Чем дальше, тем больше культурный обиход определяется разложением старого доброго понятия факта в массивах данных и следующим отсюда возрастанием информационных перегрузок. Множество авангардных авторов XX века были предельно рефлексивны к возрастающим объемам и изменению способов передачи и хранения информации. Если бы новых медиа не существовало, их следовало бы выдумать – причем самой литературе.
Подобный ракурс заставляет пересмотреть многие категории поэтики – от индивидуального стиля до локуса художественного изобретения, от процедур культурной памяти до технической воспроизводимости, равно как, конечно, и постмедиальную судьбу факта в литературе. Примечательный и регулярный аргумент, согласно которому «сегодняшние факты (информация, данные) фантастичнее любого (повествовательного) вымысла», в очередной раз подчеркивает, что категория факта существует только в определенном эпистемологическом/медиалогическом контексте и параллельно с экспериментами литературного позитивизма переживает фикционализацию в повседневной медиа(коммуникации).
3. Медиалогия (литературного) факта
Все критяне лжецы.
Как мы старались подчеркивать на протяжении всего исследования, тема фактов смыкается не только с научной эпистемологией и через нее с историей литературы, но и с историей медиатехники. Каждая новая технология передачи и хранения информации трансформировала не только нравы, властные отношения, но также переопределяла понятие факта. Как, однако, сейчас часто отмечают, с приходом интернета место «фактов» занимают «данные», что ведет к асимметрии информационного избытка и эпистемологического дефицита и, как следствие, упадку культуры аргументации, основанной на фактах. Таким образом, организация все более массовых циркуляции фактов и доступа к авторству, как о том мечтали идеологи фактографии, не ведет по необходимости к возрастающей просвещенности пользователей.
Впрочем, медиатехника начинает (де)формировать понятие факта задолго до интернета. Систематически организованный захват внимания посредством медиа, или, как это называет Бернар Стиглер, psycho-pouvoir[1275]
, развивается от изобретения радио (1920), через телевидение (1950) к цифровым технологиям (1990) и в конечном счете ведет к современному синдрому дефицита внимания (Attention Deficit Disorder).
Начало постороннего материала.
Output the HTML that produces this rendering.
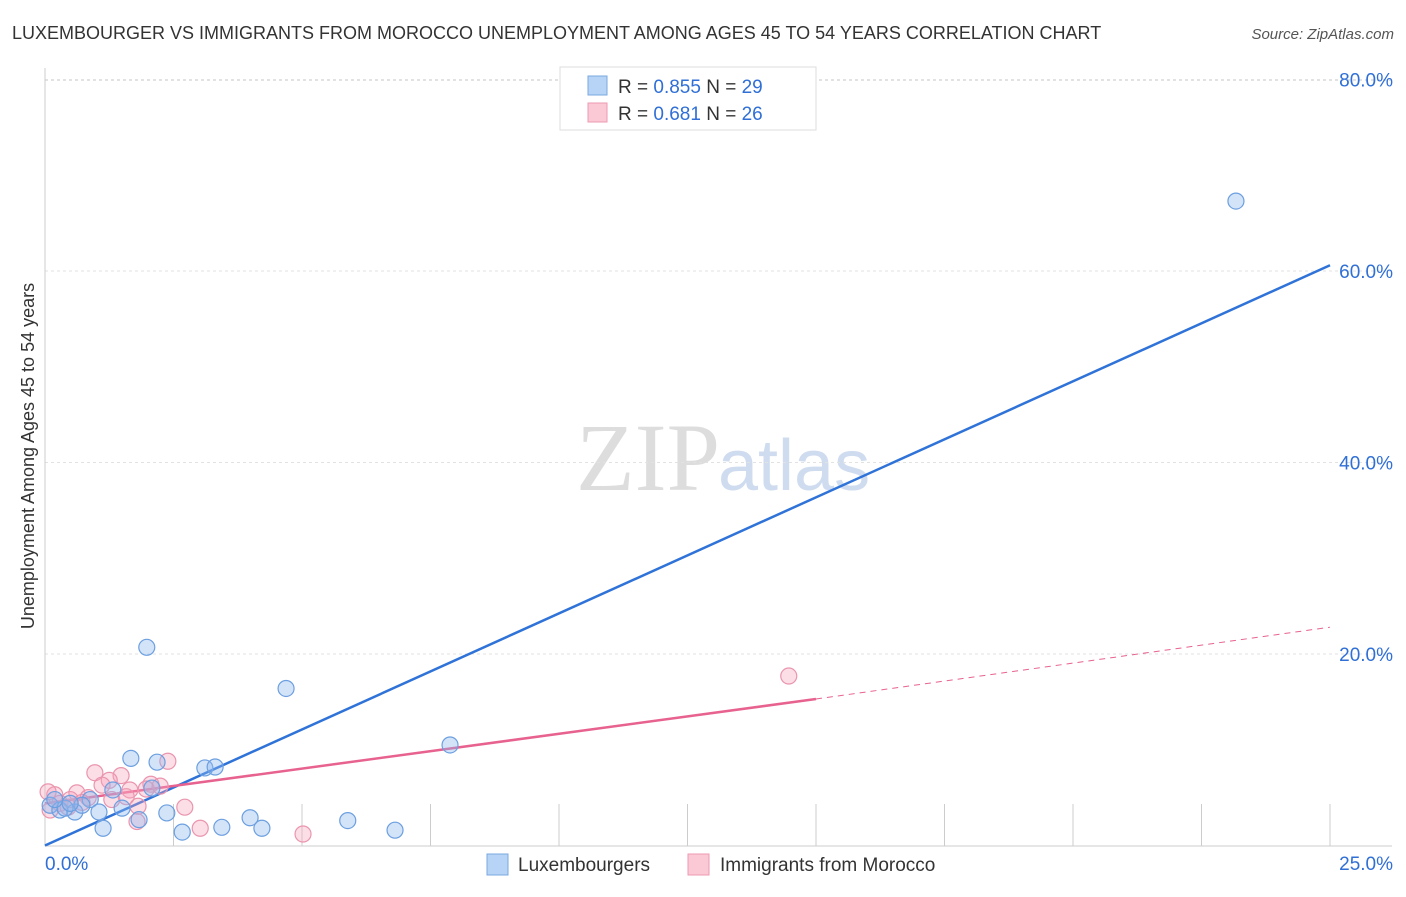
<!DOCTYPE html>
<html><head><meta charset="utf-8"><style>
body{margin:0;background:#fff;font-family:"Liberation Sans",sans-serif}
</style></head><body>
<svg width="1406" height="892" xmlns="http://www.w3.org/2000/svg" id="chart" font-family="Liberation Sans, sans-serif">
<text x="12" y="39" font-size="18" fill="#333">LUXEMBOURGER VS IMMIGRANTS FROM MOROCCO UNEMPLOYMENT AMONG AGES 45 TO 54 YEARS CORRELATION CHART</text>
<text x="1394" y="39" font-size="15" fill="#555" font-style="italic" text-anchor="end">Source: ZipAtlas.com</text>
<text x="720" y="490" font-size="96" fill="#ddd" text-anchor="end" font-family="Liberation Serif, serif">ZIP</text>
<text x="718" y="490" font-size="72" fill="#cfdcf0">atlas</text>
<g id="grid"></g><g id="axes"></g><g id="lines"></g><g id="points"></g>
<text transform="translate(34,456) rotate(-90)" font-size="18" fill="#333" text-anchor="middle">Unemployment Among Ages 45 to 54 years</text>
<g>
<rect x="560" y="67" width="256" height="63" fill="#fff" stroke="#ddd"/>
<rect x="588" y="76" width="19" height="19" fill="#b7d3f5" stroke="#7aa8e0"/>
<rect x="588" y="103" width="19" height="19" fill="#fbc8d6" stroke="#ec9ab2"/>
<text x="618" y="93" font-size="19" fill="#333">R = <tspan fill="#2f6fd6">0.855</tspan>   N = <tspan fill="#2f6fd6">29</tspan></text>
<text x="618" y="120" font-size="19" fill="#333">R =  <tspan fill="#2f6fd6">0.681</tspan>   N = <tspan fill="#2f6fd6">26</tspan></text>
</g>
<g>
<rect x="487" y="854" width="21" height="21" fill="#b7d3f5" stroke="#7aa8e0"/>
<text x="518" y="871" font-size="19" fill="#333">Luxembourgers</text>
<rect x="688" y="854" width="21" height="21" fill="#fbc8d6" stroke="#ec9ab2"/>
<text x="720" y="871" font-size="19" fill="#333">Immigrants from Morocco</text>
</g>
</svg>
<script>
const blueX=[23.17,1.98,4.69,7.88,1.67,2.18,3.11,3.31,2.08,1.32,0.88,1.50,1.05,2.37,1.83,3.99,5.89,1.13,2.67,3.44,4.22,6.81,0.10,0.29,0.58,0.39,0.72,0.19,0.49];
const blueY=[67.3,20.7,16.4,10.5,9.1,8.7,8.1,8.2,6.0,5.8,4.8,3.9,3.5,3.4,2.7,2.9,2.6,1.8,1.4,1.9,1.8,1.6,4.2,3.7,3.5,3.9,4.2,4.8,4.4];
const pinkX=[14.47,2.39,0.97,1.48,1.25,2.06,1.65,1.11,1.97,0.62,0.84,0.19,0.29,0.45,0.10,0.06,1.30,1.81,1.58,2.72,1.79,3.02,5.02,0.49,0.72,2.24];
const pinkY=[17.7,8.8,7.6,7.3,6.8,6.4,5.8,6.3,5.9,5.5,5.0,5.3,4.4,4.0,3.7,5.6,4.8,4.1,5.1,4.0,2.5,1.8,1.2,4.8,4.5,6.2];
const blueLine=[0,0,25,60.6];
const pinkLine=[0,4.4,15,15.3,25,22.8];
const yTicks=[20,40,60,80];
const yTickLabels=["20.0%","40.0%","60.0%","80.0%"];
const xTicks=[0,2.5,5,7.5,10,12.5,15,17.5,20,22.5,25];
const xs=v=>45+v*51.4, ys=v=>845.5-v*9.575;
const NS="http://www.w3.org/2000/svg";
function mk(tag,attrs,parent){const e=document.createElementNS(NS,tag);for(const k in attrs)e.setAttribute(k,attrs[k]);document.getElementById(parent).appendChild(e);return e;}
yTicks.forEach((t,i)=>{
 const g=mk('line',{x1:45,x2:1392,y1:ys(t),y2:ys(t),stroke:'#e2e2e2','stroke-dasharray':'3,3'},'grid');
 
 
 const l=mk('text',{x:1393,y:ys(t)+7,'font-size':19,fill:'#2f6fd6','text-anchor':'end'},'axes');
 l.textContent=yTickLabels[i];
 
 
});
const tg=mk('line',{x1:45,x2:1392,y1:ys(80)+1,y2:ys(80)+1,stroke:'#e2e2e2','stroke-dasharray':'3,3'},'grid');


const ya=mk('line',{x1:45,x2:45,y1:68,y2:846,stroke:'#ccc'},'axes');


const xa=mk('line',{x1:45,x2:1392,y1:846,y2:846,stroke:'#ccc'},'axes');


xTicks.forEach(t=>{if(t>0){const tk=mk('line',{x1:xs(t),x2:xs(t),y1:846,y2:804,stroke:'#ccc'},'axes');
 
 }});
const x0=mk('text',{x:45,y:870,'font-size':19,fill:'#2f6fd6'},'axes');x0.textContent='0.0%';


const x1=mk('text',{x:1393,y:870,'font-size':19,fill:'#2f6fd6','text-anchor':'end'},'axes');x1.textContent='25.0%';


function dots(X,Y,fill,stroke,name){X.forEach((x,i)=>{const c=mk('circle',{cx:xs(x),cy:ys(Y[i]),r:8,fill:fill,stroke:stroke,'stroke-width':1.2},'points');
 
 });}
dots(pinkX,pinkY,'rgba(245,160,185,0.35)','#ea95ae','point-morocco');
dots(blueX,blueY,'rgba(140,185,240,0.38)','#6c9fe0','point-luxembourgers');
const bl=mk('line',{x1:xs(blueLine[0]),y1:ys(blueLine[1]),x2:xs(blueLine[2]),y2:ys(blueLine[3]),stroke:'#2f73d8','stroke-width':2.5},'lines');


const pl=mk('line',{x1:xs(pinkLine[0]),y1:ys(pinkLine[1]),x2:xs(pinkLine[2]),y2:ys(pinkLine[3]),stroke:'#e8628f','stroke-width':2.5},'lines');


const pd=mk('line',{x1:xs(pinkLine[2]),y1:ys(pinkLine[3]),x2:xs(pinkLine[4]),y2:ys(pinkLine[5]),stroke:'#e8628f','stroke-width':1,'stroke-dasharray':'6,5'},'lines');


</script>
</body></html>
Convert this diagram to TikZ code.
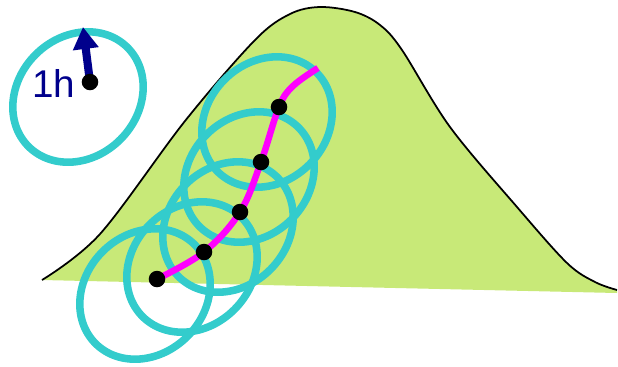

Все более повышающиеся ставки в этой войне за ресурс внимания и все более совершенствующиеся технологии его захвата закономерно ведут к истреблению самой антропологической способности к нему[1276]. В этом высокотехнологичном вихре отчуждения все более и более многочисленные и несистематизированные факты снова оказываются скорее раздражителями в физиологическом смысле (как это уже было со словами в дискурсивной инфраструктуре авангарда – ср. «речевые сигналы» (Третьяков)), нежели основанием умозаключений или рациональной аргументации (не говоря уж об осведомленном гражданстве или реалистической эстетике). В свою очередь, ностальгия по более цельному образу прошлого (включая его довольно воинствующие версии) не только не исключает, но в известной степени нуждается в пользовании современными электронными медиа: именно они продуктивно дробят картину мира, на дефиците цельности которой играют консервативные дискурсы. По этой причине критическая теория (литературных) фактов должна быть избавлена от всякой ностальгии «старых добрых деньков» (Брехт), которая обычно указывает только на чуть более просвещенную форму культурного консерватизма и фантомные боли утраты авторитета «центрального офиса», а не только решительно противостоит экономике рассредоточенного внимания при капитализме[1277].